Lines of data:
····················

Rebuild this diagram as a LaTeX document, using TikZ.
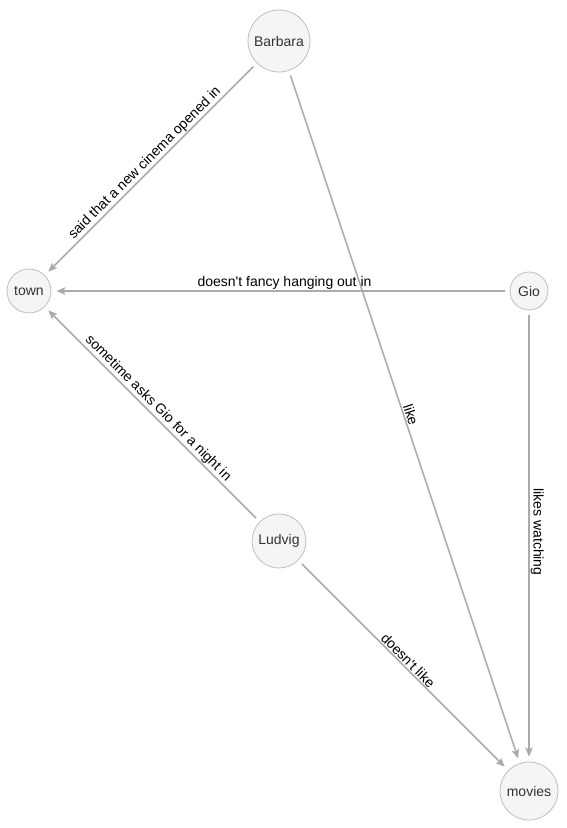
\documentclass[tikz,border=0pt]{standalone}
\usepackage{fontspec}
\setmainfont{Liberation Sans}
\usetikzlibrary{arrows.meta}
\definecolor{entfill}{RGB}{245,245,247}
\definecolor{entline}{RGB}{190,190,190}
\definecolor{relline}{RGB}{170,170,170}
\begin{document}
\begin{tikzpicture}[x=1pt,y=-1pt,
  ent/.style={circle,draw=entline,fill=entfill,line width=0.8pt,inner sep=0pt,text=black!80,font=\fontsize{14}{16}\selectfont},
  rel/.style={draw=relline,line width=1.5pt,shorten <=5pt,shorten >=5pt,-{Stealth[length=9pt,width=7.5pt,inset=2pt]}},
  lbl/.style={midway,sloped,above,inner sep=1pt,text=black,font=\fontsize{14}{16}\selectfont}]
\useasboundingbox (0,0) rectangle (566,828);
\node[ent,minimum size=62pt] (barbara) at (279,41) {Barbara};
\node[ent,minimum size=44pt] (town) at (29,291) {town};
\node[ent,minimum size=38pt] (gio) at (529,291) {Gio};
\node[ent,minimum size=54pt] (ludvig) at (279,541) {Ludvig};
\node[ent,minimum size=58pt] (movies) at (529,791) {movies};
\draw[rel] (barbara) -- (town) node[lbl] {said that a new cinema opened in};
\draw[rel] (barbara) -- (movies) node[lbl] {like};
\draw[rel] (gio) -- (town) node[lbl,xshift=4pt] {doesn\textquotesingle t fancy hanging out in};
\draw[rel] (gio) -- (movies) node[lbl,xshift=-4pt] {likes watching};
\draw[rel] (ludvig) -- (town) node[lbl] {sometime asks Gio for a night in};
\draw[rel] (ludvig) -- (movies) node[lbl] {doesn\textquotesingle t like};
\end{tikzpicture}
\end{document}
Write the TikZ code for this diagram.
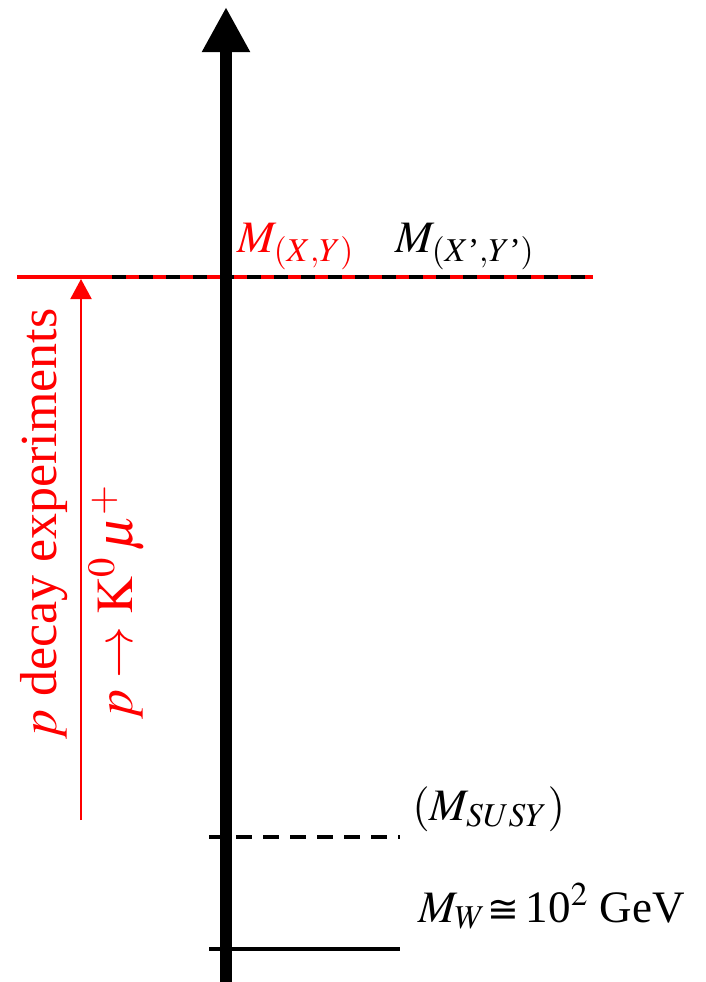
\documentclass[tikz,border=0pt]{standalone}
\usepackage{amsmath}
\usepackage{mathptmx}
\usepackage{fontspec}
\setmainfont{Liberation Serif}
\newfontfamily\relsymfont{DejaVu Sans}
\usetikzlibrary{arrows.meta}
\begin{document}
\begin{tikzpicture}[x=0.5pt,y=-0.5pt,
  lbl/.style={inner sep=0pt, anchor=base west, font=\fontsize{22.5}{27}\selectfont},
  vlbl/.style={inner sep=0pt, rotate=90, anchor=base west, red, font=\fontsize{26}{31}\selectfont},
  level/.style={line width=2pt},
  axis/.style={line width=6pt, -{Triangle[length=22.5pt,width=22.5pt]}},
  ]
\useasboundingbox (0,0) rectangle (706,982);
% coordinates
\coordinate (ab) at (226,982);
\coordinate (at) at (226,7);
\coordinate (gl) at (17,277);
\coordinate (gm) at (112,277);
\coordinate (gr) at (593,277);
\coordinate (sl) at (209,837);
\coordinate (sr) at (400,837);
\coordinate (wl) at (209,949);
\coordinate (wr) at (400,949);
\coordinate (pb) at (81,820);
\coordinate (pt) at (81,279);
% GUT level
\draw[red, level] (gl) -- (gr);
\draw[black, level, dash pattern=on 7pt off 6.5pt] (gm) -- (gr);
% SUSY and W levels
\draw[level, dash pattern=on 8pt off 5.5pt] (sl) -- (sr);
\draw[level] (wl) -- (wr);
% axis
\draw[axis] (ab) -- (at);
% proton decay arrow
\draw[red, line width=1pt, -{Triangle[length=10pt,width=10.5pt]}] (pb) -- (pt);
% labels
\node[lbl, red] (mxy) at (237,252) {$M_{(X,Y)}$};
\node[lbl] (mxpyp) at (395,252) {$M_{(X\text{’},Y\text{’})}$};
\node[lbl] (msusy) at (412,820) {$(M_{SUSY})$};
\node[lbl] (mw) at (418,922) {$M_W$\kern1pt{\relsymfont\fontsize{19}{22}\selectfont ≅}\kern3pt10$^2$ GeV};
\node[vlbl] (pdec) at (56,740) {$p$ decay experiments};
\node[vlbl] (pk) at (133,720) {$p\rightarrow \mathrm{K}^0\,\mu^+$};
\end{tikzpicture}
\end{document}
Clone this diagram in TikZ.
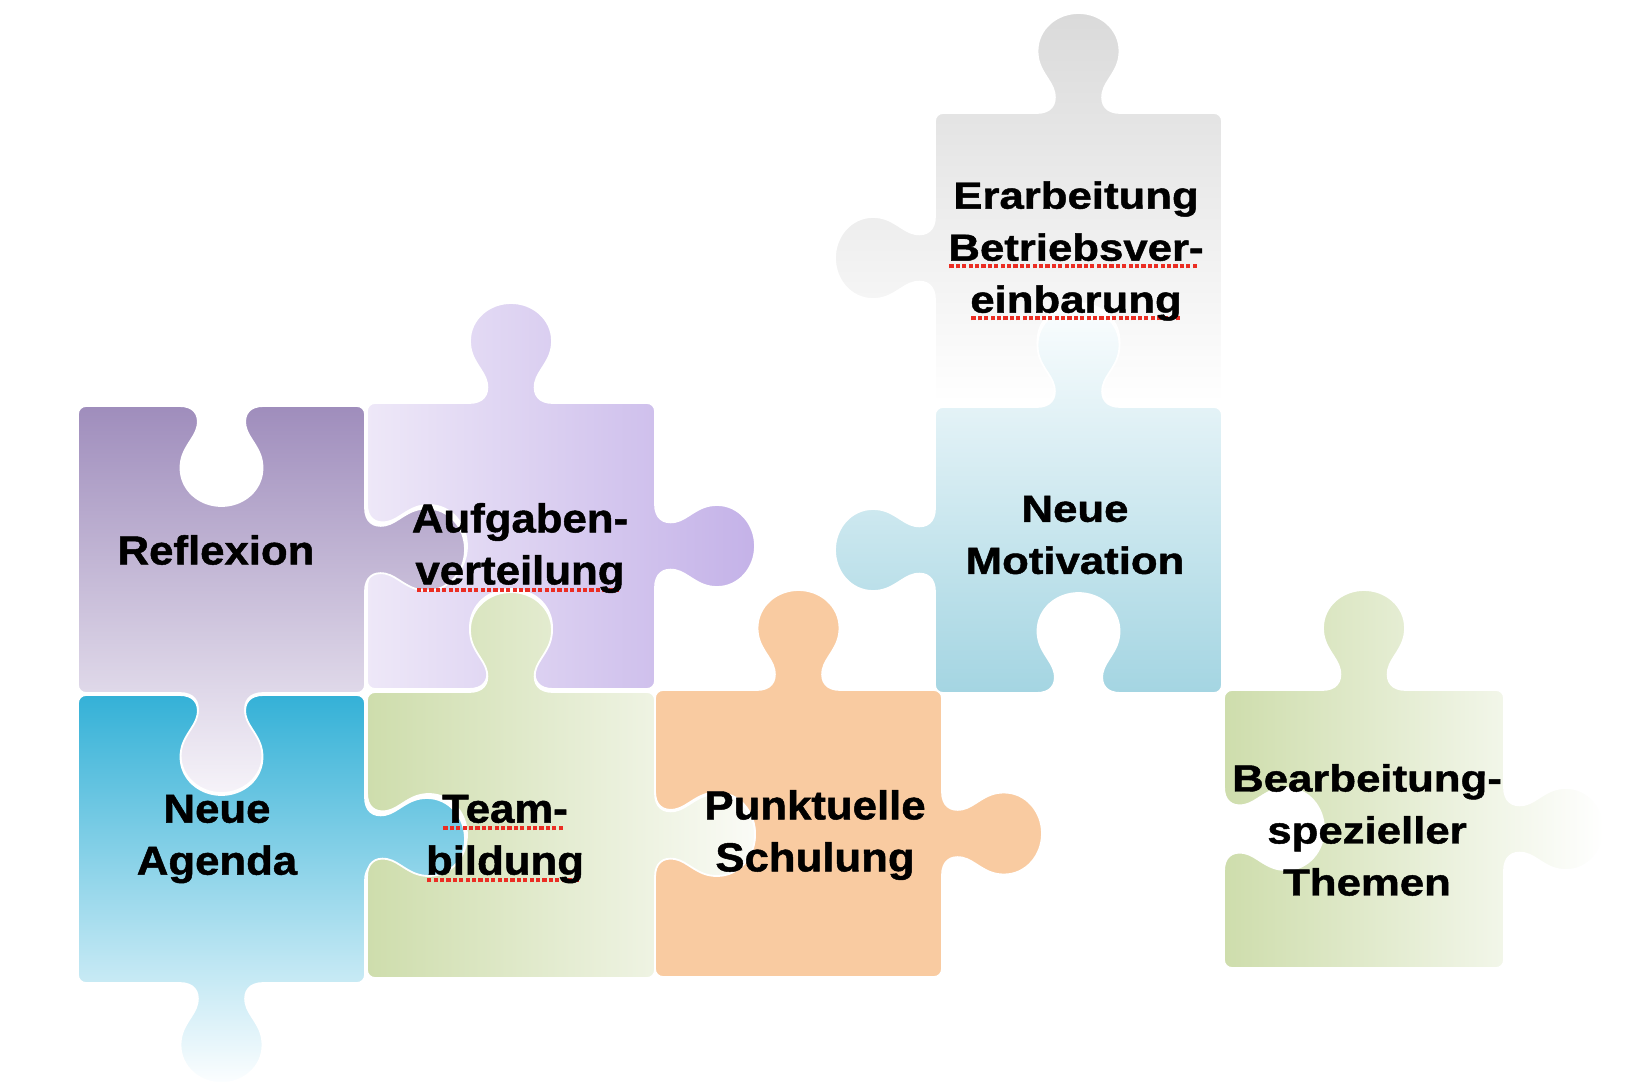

····················

# [WRITTEN TASK]
Transcribe the records above exactly, leaving out every picture.

# [RIGHT ANSWER]
Rebuild this diagram as a LaTeX document, using TikZ.
\documentclass[tikz,border=0pt]{standalone}
\usepackage{fontspec}
\setmainfont{Liberation Sans}
\usetikzlibrary{arrows.meta}
\definecolor{entfill}{RGB}{245,245,247}
\definecolor{entline}{RGB}{190,190,190}
\definecolor{relline}{RGB}{170,170,170}
\begin{document}
\begin{tikzpicture}[x=1pt,y=-1pt,
  ent/.style={circle,draw=entline,fill=entfill,line width=0.8pt,inner sep=0pt,text=black!80,font=\fontsize{14}{16}\selectfont},
  rel/.style={draw=relline,line width=1.5pt,shorten <=5pt,shorten >=5pt,-{Stealth[length=9pt,width=7.5pt,inset=2pt]}},
  lbl/.style={midway,sloped,above,inner sep=1pt,text=black,font=\fontsize{14}{16}\selectfont}]
\useasboundingbox (0,0) rectangle (566,828);
\node[ent,minimum size=62pt] (barbara) at (279,41) {Barbara};
\node[ent,minimum size=44pt] (town) at (29,291) {town};
\node[ent,minimum size=38pt] (gio) at (529,291) {Gio};
\node[ent,minimum size=54pt] (ludvig) at (279,541) {Ludvig};
\node[ent,minimum size=58pt] (movies) at (529,791) {movies};
\draw[rel] (barbara) -- (town) node[lbl] {said that a new cinema opened in};
\draw[rel] (barbara) -- (movies) node[lbl] {like};
\draw[rel] (gio) -- (town) node[lbl,xshift=4pt] {doesn\textquotesingle t fancy hanging out in};
\draw[rel] (gio) -- (movies) node[lbl,xshift=-4pt] {likes watching};
\draw[rel] (ludvig) -- (town) node[lbl] {sometime asks Gio for a night in};
\draw[rel] (ludvig) -- (movies) node[lbl] {doesn\textquotesingle t like};
\end{tikzpicture}
\end{document}
Write the TikZ code for this diagram.
\documentclass[tikz,border=0pt]{standalone}
\usepackage{amsmath}
\usepackage{mathptmx}
\usepackage{fontspec}
\setmainfont{Liberation Serif}
\newfontfamily\relsymfont{DejaVu Sans}
\usetikzlibrary{arrows.meta}
\begin{document}
\begin{tikzpicture}[x=0.5pt,y=-0.5pt,
  lbl/.style={inner sep=0pt, anchor=base west, font=\fontsize{22.5}{27}\selectfont},
  vlbl/.style={inner sep=0pt, rotate=90, anchor=base west, red, font=\fontsize{26}{31}\selectfont},
  level/.style={line width=2pt},
  axis/.style={line width=6pt, -{Triangle[length=22.5pt,width=22.5pt]}},
  ]
\useasboundingbox (0,0) rectangle (706,982);
% coordinates
\coordinate (ab) at (226,982);
\coordinate (at) at (226,7);
\coordinate (gl) at (17,277);
\coordinate (gm) at (112,277);
\coordinate (gr) at (593,277);
\coordinate (sl) at (209,837);
\coordinate (sr) at (400,837);
\coordinate (wl) at (209,949);
\coordinate (wr) at (400,949);
\coordinate (pb) at (81,820);
\coordinate (pt) at (81,279);
% GUT level
\draw[red, level] (gl) -- (gr);
\draw[black, level, dash pattern=on 7pt off 6.5pt] (gm) -- (gr);
% SUSY and W levels
\draw[level, dash pattern=on 8pt off 5.5pt] (sl) -- (sr);
\draw[level] (wl) -- (wr);
% axis
\draw[axis] (ab) -- (at);
% proton decay arrow
\draw[red, line width=1pt, -{Triangle[length=10pt,width=10.5pt]}] (pb) -- (pt);
% labels
\node[lbl, red] (mxy) at (237,252) {$M_{(X,Y)}$};
\node[lbl] (mxpyp) at (395,252) {$M_{(X\text{’},Y\text{’})}$};
\node[lbl] (msusy) at (412,820) {$(M_{SUSY})$};
\node[lbl] (mw) at (418,922) {$M_W$\kern1pt{\relsymfont\fontsize{19}{22}\selectfont ≅}\kern3pt10$^2$ GeV};
\node[vlbl] (pdec) at (56,740) {$p$ decay experiments};
\node[vlbl] (pk) at (133,720) {$p\rightarrow \mathrm{K}^0\,\mu^+$};
\end{tikzpicture}
\end{document}
Clone this diagram in TikZ.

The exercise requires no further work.